### Information shown
:::::

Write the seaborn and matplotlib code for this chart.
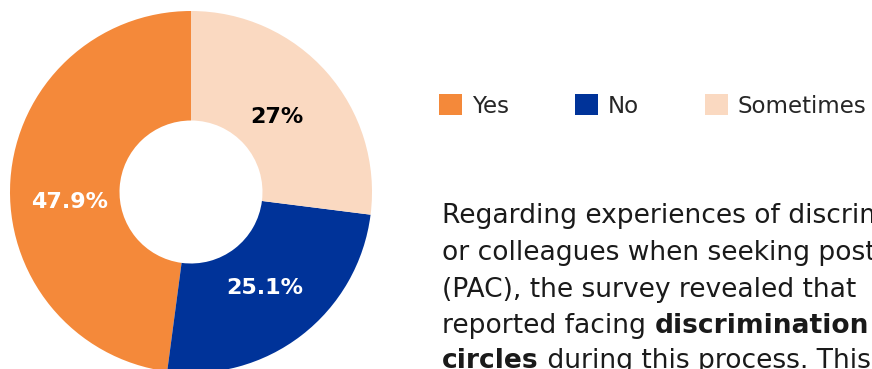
import matplotlib
matplotlib.use("Agg")
import matplotlib.pyplot as plt
from matplotlib.patches import Patch
import seaborn as sns

# Survey responses
categories = ["Yes", "No", "Sometimes"]
shares = [47.9, 25.1, 27.0]
label_texts = ["47.9%", "25.1%", "27%"]
label_colors = ["white", "white", "black"]

sns.set_theme(style="white")
plt.rcParams["font.family"] = ["DejaVu Sans"]
palette = sns.color_palette(["#F4893A", "#003399", "#FAD9C1"])

W, H, DPI = 872, 369, 100
fig = plt.figure(figsize=(W / DPI, H / DPI), dpi=DPI)
fig.patch.set_facecolor("white")

# Donut placed in pixel units: centre (191, 192), outer radius 181
cx, cy, r = 191, 192, 181
ax = fig.add_axes([(cx - r) / W, (H - cy - r) / H, 2 * r / W, 2 * r / H])
wedges, _, autotexts = ax.pie(
    shares,
    colors=palette,
    startangle=90,
    counterclock=True,
    autopct="%1.1f%%",
    pctdistance=0.67,
    wedgeprops=dict(width=0.605, edgecolor="none"),
    textprops=dict(fontsize=16, fontweight="bold"),
)
for t, s, c in zip(autotexts, label_texts, label_colors):
    t.set_text(s)
    t.set_color(c)
# Yes label sits a little below the wedge midline
x0, y0 = autotexts[0].get_position()
autotexts[0].set_position((x0, y0 - 0.1))
x2, y2 = autotexts[2].get_position()
autotexts[2].set_position((x2 - 0.03, y2 - 0.03))
ax.set_xlim(-1, 1)
ax.set_ylim(-1, 1)
ax.set_aspect("equal")
ax.axis("off")

# Legend row
handles = [Patch(facecolor=c, edgecolor="none") for c in palette]
fig.legend(
    handles, categories,
    loc="center left",
    bbox_to_anchor=(439 / W, 1 - 106 / H),
    ncol=3, frameon=False,
    fontsize=16.5,
    handlelength=1.0, handleheight=1.0,
    handletextpad=0.42, columnspacing=2.9,
    borderaxespad=0, borderpad=0,
)

# Paragraph text (runs past the right edge)
fs = 19.1
x_text = 442 / W
baselines = [223, 260, 297, 333, 368]
lines = [
    [("Regarding experiences of discrimination", "normal")],
    [("or colleagues when seeking post-abortion", "normal")],
    [("(PAC), the survey revealed that", "normal")],
    [("reported facing ", "normal"), ("discrimination", "bold")],
    [("circles", "bold"), (" during this process. This", "normal")],
]
fig.canvas.draw()
renderer = fig.canvas.get_renderer()
for yb, runs in zip(baselines, lines):
    x = x_text
    for s, w in runs:
        t = fig.text(x, 1 - yb / H, s, fontsize=fs, fontweight=w,
                     color="#1a1a1a", ha="left", va="baseline")
        bb = t.get_window_extent(renderer=renderer)
        x = bb.x1 / W

fig.savefig("out.png", dpi=DPI, facecolor="white")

:::::

### Requirements
Transcribe the full listing above exactly as it stands, minus the pictures.

### Answer to the problem
Write the seaborn and matplotlib code for this chart.
import matplotlib
matplotlib.use("Agg")
import matplotlib.pyplot as plt
from matplotlib.patches import Patch
import seaborn as sns

# Survey responses
categories = ["Yes", "No", "Sometimes"]
shares = [47.9, 25.1, 27.0]
label_texts = ["47.9%", "25.1%", "27%"]
label_colors = ["white", "white", "black"]

sns.set_theme(style="white")
plt.rcParams["font.family"] = ["DejaVu Sans"]
palette = sns.color_palette(["#F4893A", "#003399", "#FAD9C1"])

W, H, DPI = 872, 369, 100
fig = plt.figure(figsize=(W / DPI, H / DPI), dpi=DPI)
fig.patch.set_facecolor("white")

# Donut placed in pixel units: centre (191, 192), outer radius 181
cx, cy, r = 191, 192, 181
ax = fig.add_axes([(cx - r) / W, (H - cy - r) / H, 2 * r / W, 2 * r / H])
wedges, _, autotexts = ax.pie(
    shares,
    colors=palette,
    startangle=90,
    counterclock=True,
    autopct="%1.1f%%",
    pctdistance=0.67,
    wedgeprops=dict(width=0.605, edgecolor="none"),
    textprops=dict(fontsize=16, fontweight="bold"),
)
for t, s, c in zip(autotexts, label_texts, label_colors):
    t.set_text(s)
    t.set_color(c)
# Yes label sits a little below the wedge midline
x0, y0 = autotexts[0].get_position()
autotexts[0].set_position((x0, y0 - 0.1))
x2, y2 = autotexts[2].get_position()
autotexts[2].set_position((x2 - 0.03, y2 - 0.03))
ax.set_xlim(-1, 1)
ax.set_ylim(-1, 1)
ax.set_aspect("equal")
ax.axis("off")

# Legend row
handles = [Patch(facecolor=c, edgecolor="none") for c in palette]
fig.legend(
    handles, categories,
    loc="center left",
    bbox_to_anchor=(439 / W, 1 - 106 / H),
    ncol=3, frameon=False,
    fontsize=16.5,
    handlelength=1.0, handleheight=1.0,
    handletextpad=0.42, columnspacing=2.9,
    borderaxespad=0, borderpad=0,
)

# Paragraph text (runs past the right edge)
fs = 19.1
x_text = 442 / W
baselines = [223, 260, 297, 333, 368]
lines = [
    [("Regarding experiences of discrimination", "normal")],
    [("or colleagues when seeking post-abortion", "normal")],
    [("(PAC), the survey revealed that", "normal")],
    [("reported facing ", "normal"), ("discrimination", "bold")],
    [("circles", "bold"), (" during this process. This", "normal")],
]
fig.canvas.draw()
renderer = fig.canvas.get_renderer()
for yb, runs in zip(baselines, lines):
    x = x_text
    for s, w in runs:
        t = fig.text(x, 1 - yb / H, s, fontsize=fs, fontweight=w,
                     color="#1a1a1a", ha="left", va="baseline")
        bb = t.get_window_extent(renderer=renderer)
        x = bb.x1 / W

fig.savefig("out.png", dpi=DPI, facecolor="white")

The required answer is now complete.